Когда перепуганная мадам Моремо по обыкновению открыла и снова закрыла за собой дверь три раза и тем самым ознаменовала окончание рабочего дня, я впервые за долгие часы выдохнул по-настоящему. Но тут меня настигла тошнота, булькающая и кисловатая, и к моей великой досаде мне пришлось непослушными ногами поспешить в туалет, где меня вырвало. Агата VII
– Я, наверное, взбунтовалась. Нет, я это точно знаю. Просто я тогда не смела иметь подобных чувств. Но петь я перестала, к пианино я тоже больше почти не притрагивалась и тогда-то я начала резать себе руки.
Со своего места позади нее я едва улавливал нежную округлость одной ее щеки, видел сеточку тонких морщинок, когда она сжимала веки.
– Не знаю, почему я именно так выстраиваю рассказ. Как вы считаете, доктор, могут порезы, нанесенные ножом для резки овощей, служить заменой игре на пианино?
В ее голосе таился смех.
– Ннуу, почему бы и нет, – отвечал я, – вспомните только обо всех тех произведениях искусства, которые появились на свет в результате страданий и сублимации.
Она была в бутылочно-зеленом платье, на которое сверху было накинуто нечто вроде серой блузы. Длинные ноги Агаты, обутые в темные туфельки на невысоком каблуке, не умещались на кушетке. Ступни свесились вниз, сначала одна, потом другая.
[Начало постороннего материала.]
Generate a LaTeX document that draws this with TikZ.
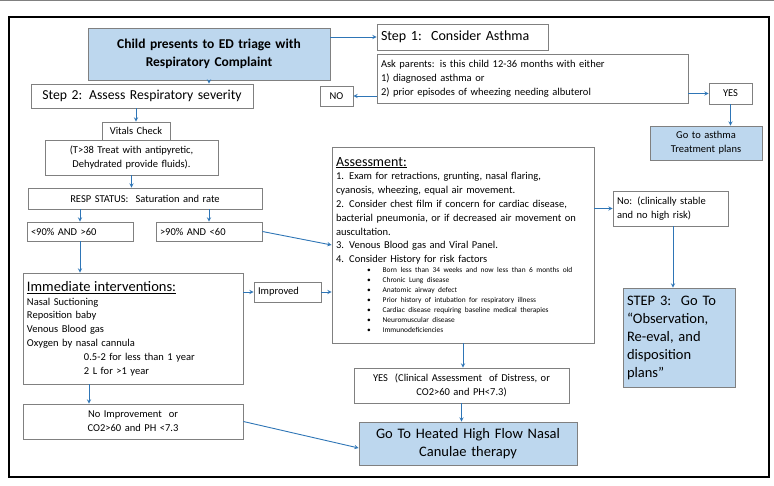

– Как бы то ни было, началось это так. С тех пор я и резала себя, и вырывала волосы на голове, била себя разными вещами и колотилась головой о стенку, пока не начинала идти кровь. И я вас заверяю, что это действует лучше и эфира, и снотворного!
– Может быть и так, но эти действия служат тому, чтобы заглушить боль, а не тому, чтобы избавить от нее. Вы не убедите меня, что колотясь головой о стену, вы решаете свои проблемы, Агата; вы только наказываете себя за что-то, чего вы не совершали.
Мне стало досадно, что мои слова звучат так по-стариковски; а она улыбнулась шире, и я был уверен в том, что веселится она на мой счет.
– Конечно, доктор, – сказала она, – вы правы. Так, может, вы мне предложите прекратить? Как оригинально.
– Скажите прямо, вас это развлекает? – вырвалось у меня.
– Уверяю вас, ни в малейшей степени, – резко парировала она. – Я похоронена живьем в собственном существовании! А я-то ожидала, что вы сумеете распознать висельный юмор в словах приговоренного к смерти.
Я склонился поближе к ней: – Но что же такого дурного вы совершили, Агата? За что вы так сердитесь на саму себя?
Она поцокала языком: – Вы вообще-то слушали, что я говорю, доктор?
– Да, полагаю, что так. Но будьте великодушны, объясните мне таким образом, чтобы я понял.